The collapse of the Soviet Union and the end of the Cold War threw territorial questions back onto the international agenda. The bipolar freeze melted, and ethnic, nationalist, and economic pressures produced a new wave of border changes.

The Dissolution of Yugoslavia

The violent breakup of Yugoslavia in the 1990s produced seven independent states, with borders largely following the internal administrative lines of the former federation. However, Serbia’s refusal to accept the secession of Kosovo, and the complicated ethnic geography of Bosnia and Herzegovina, resulted in wars of ethnic cleansing and NATO intervention. The International Court of Justice later ruled that Kosovo’s declaration of independence in 2008 did not violate international law, but the territory’s status remains unresolved in the eyes of many states.

The Russian Annexation of Crimea

In 2014, Russia annexed Ukraine’s Crimean Peninsula following a contested referendum, a move widely condemned as a violation of international law. This was the first forcible annexation of European territory since World War II, and it shattered the post-Cold War assumption that borders were essentially fixed. The subsequent war in eastern Ukraine turned into a full-scale invasion in 2022, fundamentally altering the security architecture of Europe and casting doubt on the durability of the post-1945 border system.

South Sudan and the African Border Revisions

In 2011, South Sudan seceded from Sudan after decades of civil war, becoming the first new African state to emerge through a negotiated break since Eritrea in 1993. The Comprehensive Peace Agreement of 2005 set the terms, demonstrating that even in a continent committed to preserving colonial borders, sustained conflict and a referendum can lead to internationally recognized changes.

Modern international law strongly protects the territorial integrity of states. The UN Charter’s Article 2(4) prohibits the threat or use of force against the territorial integrity of any state. Furthermore, the Helsinki Final Act of 1975 enshrined the principle that borders may be changed only through peaceful means and by agreement. The UN’s International Court of Justice has repeatedly affirmed that self-determination must be balanced against territorial integrity, meaning that unilateral secession is rarely recognized unless it results from severe oppression or the dissolution of the parent state.

Despite this, the reality of conquest and annexation persists. The international community’s response is often inconsistent, shaped by strategic interests rather than legal consistency. The non-recognition doctrine—refusing to accept territory gained through aggression, as in the case of the Baltic states’ annexation by the USSR—remains a key diplomatic tool, but its application is uneven.

Contemporary Border Disputes and Unresolved Sovereignty

Post-war settlements continue to animate modern conflicts. The list of active disputes includes:

  • Israel-Palestine: The 1948 Arab-Israeli War and the 1967 Six-Day War produced occupation and annexation that remain unresolved. The two-state solution envisions a border based on pre-1967 lines with land swaps, but continuous settlement expansion and political deadlock have rendered the map increasingly fragmented.
  • Kashmir: The Line of Control separating Indian- and Pakistani-administered Kashmir is a surviving product of the 1947 partition and subsequent wars.

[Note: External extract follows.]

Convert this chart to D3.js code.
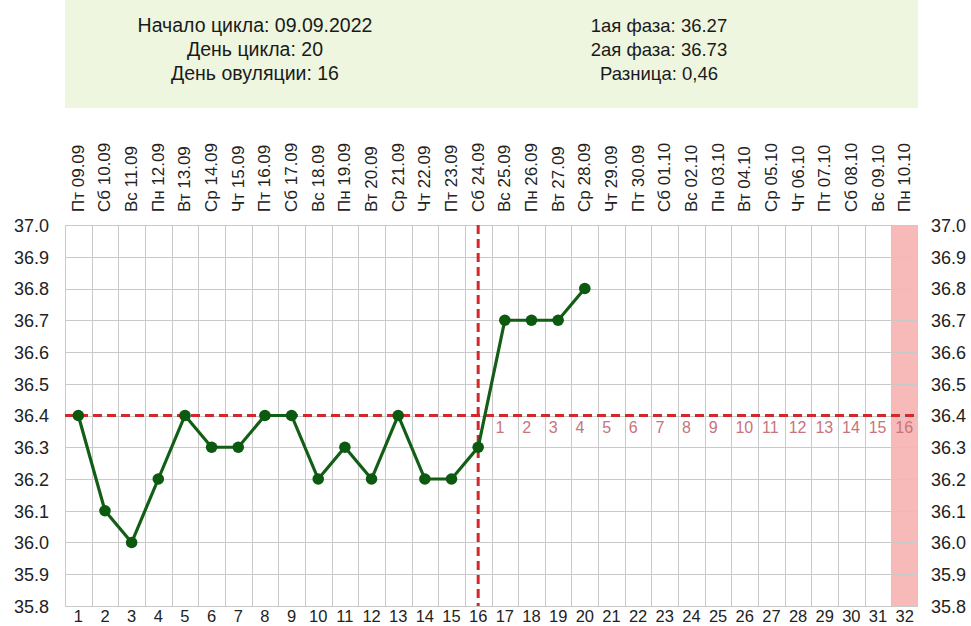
<!DOCTYPE html>
<html>
<head>
<meta charset="utf-8">
<script src="https://cdn.jsdelivr.net/npm/d3@7"></script>
<style>
  html, body { margin: 0; padding: 0; background: #ffffff; }
  svg { display: block; font-family: "Liberation Sans", Arial, sans-serif; }
</style>
</head>
<body>
<svg id="chart" width="971" height="626"></svg>
<script>
// ---- data ----
const days = [1,2,3,4,5,6,7,8,9,10,11,12,13,14,15,16,17,18,19,20,21,22,23,24,25,26,27,28,29,30,31,32];
const dateLabels = ["Пт 09.09","Сб 10.09","Вс 11.09","Пн 12.09","Вт 13.09","Ср 14.09","Чт 15.09","Пт 16.09",
  "Сб 17.09","Вс 18.09","Пн 19.09","Вт 20.09","Ср 21.09","Чт 22.09","Пт 23.09","Сб 24.09",
  "Вс 25.09","Пн 26.09","Вт 27.09","Ср 28.09","Чт 29.09","Пт 30.09","Сб 01.10","Вс 02.10",
  "Пн 03.10","Вт 04.10","Ср 05.10","Чт 06.10","Пт 07.10","Сб 08.10","Вс 09.10","Пн 10.10"];
const temps = [36.4,36.1,36.0,36.2,36.4,36.3,36.3,36.4,36.4,36.2,36.3,36.2,36.4,36.2,36.2,36.3,36.7,36.7,36.7,36.8];
const yTicks = [35.8,35.9,36.0,36.1,36.2,36.3,36.4,36.5,36.6,36.7,36.8,36.9,37.0];
const phaseDays = [17,18,19,20,21,22,23,24,25,26,27,28,29,30,31,32];
const phaseNumbers = [1,2,3,4,5,6,7,8,9,10,11,12,13,14,15,16];
const coverLine = 36.4;
const ovulationDay = 16;
const expectedDay = 32;
const infoLeft = ["Начало цикла: 09.09.2022","День цикла: 20","День овуляции: 16"];
const infoRight = ["1ая фаза: 36.27","2ая фаза: 36.73","Разница: 0,46"];

// ---- layout ----
const L = 65, R = 918, T = 225, B = 606;
const svg = d3.select("#chart");

const x = d3.scaleBand().domain(days).range([L, R]).padding(0);
const y = d3.scaleLinear().domain([35.8, 37.0]).range([B, T]);
const cx = d => x(d) + x.bandwidth() / 2;

// info box
svg.append("rect").attr("x", L).attr("y", 0).attr("width", R - L).attr("height", 108)
  .attr("fill", "#eef6df");
infoLeft.forEach((t, i) => svg.append("text").attr("x", 255).attr("y", 25 + i * 24)
  .attr("text-anchor", "middle").attr("dominant-baseline", "central")
  .attr("font-size", 19.5).attr("fill", "#1a1a1a").text(t));
infoRight.forEach((t, i) => svg.append("text").attr("x", 659).attr("y", 25 + i * 24)
  .attr("text-anchor", "middle").attr("dominant-baseline", "central")
  .attr("font-size", 18.5).attr("fill", "#1a1a1a").text(t));

// highlighted expected column
svg.append("rect").attr("x", x(expectedDay)).attr("y", T)
  .attr("width", x.bandwidth()).attr("height", B - T).attr("fill", "#f8b9b9");

// grid
const grid = svg.append("g").attr("stroke", "#c9c9c9").attr("stroke-width", 1);
grid.selectAll("line.h").data(yTicks).join("line").attr("class", "h")
  .attr("x1", L).attr("x2", R).attr("y1", d => Math.round(y(d)) + 0.5).attr("y2", d => Math.round(y(d)) + 0.5);
grid.selectAll("line.v").data(days).join("line").attr("class", "v")
  .attr("x1", d => Math.round(x(d)) + 0.5).attr("x2", d => Math.round(x(d)) + 0.5)
  .attr("y1", T).attr("y2", B);

// y axes
const yLeft = svg.append("g").attr("transform", `translate(${L - 16},0)`)
  .call(d3.axisLeft(y).tickValues(yTicks).tickFormat(d3.format(".1f")).tickSize(0).tickPadding(0));
const yRight = svg.append("g").attr("transform", `translate(${R + 13},0)`)
  .call(d3.axisRight(y).tickValues(yTicks).tickFormat(d3.format(".1f")).tickSize(0).tickPadding(0));
[yLeft, yRight].forEach(g => {
  g.select(".domain").remove();
  g.selectAll("text").attr("font-size", 18).attr("fill", "#222").attr("font-family", "Liberation Sans, Arial, sans-serif")
    .attr("dy", "0.36em");
});

// bottom axis
const xB = svg.append("g").attr("transform", `translate(0,${B})`)
  .call(d3.axisBottom(x).tickSize(0).tickPadding(0));
xB.select(".domain").remove();
xB.selectAll("text").attr("font-size", 16.5).attr("fill", "#222").attr("font-family", "Liberation Sans, Arial, sans-serif")
  .attr("dy", null).attr("y", 15.5);

// date labels (top)
svg.append("g").selectAll("text").data(days).join("text")
  .attr("transform", d => `translate(${cx(d)},212) rotate(-90)`)
  .attr("text-anchor", "start").attr("dominant-baseline", "central")
  .attr("font-size", 17).attr("fill", "#222")
  .text((d, i) => dateLabels[i]);

// phase numbers
svg.append("g").selectAll("text").data(phaseDays).join("text")
  .attr("x", d => x(d) + 4).attr("y", y(coverLine) + 12)
  .attr("dominant-baseline", "central")
  .attr("font-size", 16).attr("fill", "#c8737d")
  .text((d, i) => phaseNumbers[i]);

// cover line & ovulation line
svg.append("line").attr("x1", L).attr("x2", R).attr("y1", y(coverLine)).attr("y2", y(coverLine))
  .attr("stroke", "#d2282c").attr("stroke-width", 3).attr("stroke-dasharray", "9,5");
svg.append("line").attr("x1", cx(ovulationDay)).attr("x2", cx(ovulationDay)).attr("y1", T).attr("y2", B)
  .attr("stroke", "#d2282c").attr("stroke-width", 3).attr("stroke-dasharray", "9,5");

// temperature line
const pts = temps.map((v, i) => [days[i], v]);
svg.append("path").datum(pts)
  .attr("d", d3.line().x(d => cx(d[0])).y(d => y(d[1])))
  .attr("fill", "none").attr("stroke", "#135e16").attr("stroke-width", 3.2);
svg.append("g").selectAll("circle").data(pts).join("circle")
  .attr("cx", d => cx(d[0])).attr("cy", d => y(d[1])).attr("r", 5.8)
  .attr("fill", "#0c5a10");
</script>
</body>
</html>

China also holds a portion following the 1962 war.
  • Nagorno-Karabakh: This ethnically Armenian enclave inside Azerbaijan ignited a war after the Soviet collapse. A fragile ceasefire and sporadic fighting ended with Azerbaijan’s full takeover of the region in 2023, illustrating that frozen conflicts can quickly thaw.
  • South China Sea: Competing claims over islands and maritime boundaries reflect the legacy of colonial mapping and post-World War II territorial dispositions, complicated by strategic waterways and resource rights.

The Human Cost of Redrawn Borders

Behind every border adjustment is a humanitarian story. Forced displacement, statelessness, and the erasure of cultural heritage accompany territorial transfers. The post-war expulsions in Europe created a generation of rootless people who were often unwelcome in the lands they were forced to inhabit. Today, refugee crises often originate from disputed borders—the Rohingya fleeing Myanmar, Syrians displaced by civil war, Ukrainians escaping occupation.

International agencies like the UNHCR and the International Committee of the Red Cross frequently find themselves operating in spaces where sovereignty is contested and borders are not lines on a map but militarised checkpoints that dictate life and death.

Can Borders Ever Be Permanent?

The historical record suggests that borders are durable until they are not. War, revolution, and negotiation remain the primary engines of change. The international community has built a dense web of norms and treaties designed to make territorial alteration as costly and rare as possible. Yet the desire for self-determination, the force of arms, the discovery of resources, and the shifting power of great states continue to test those norms.

Climate change is now introducing a new dimension: rising sea levels threaten the physical baselines that define maritime borders, and desertification may render borderlands uninhabitable, prompting migration that strains the very concept of territorial sovereignty. Future post-conflict settlements may need to address not just the location of borders, but the rights of people crossing them.

Conclusion

The redrawing of borders after wars is a pattern as old as organized conflict. From Westphalia to Versailles, from Potsdam to the dissolution of Yugoslavia, territorial changes have shaped political identities and fueled both stability and violence. Recognizing the historical backdrop allows us to see beyond the ink on diplomatic maps to the lived experiences of those affected. While the international system now works to freeze borders in place, the forces that generate conflict—ethnic tension, resource scarcity, imperial ambition—have not disappeared. Understanding post-war territorial changes is therefore not an exercise in historical curiosity but a necessary lens through which to view today’s global instability and the possibility of a more peaceful order.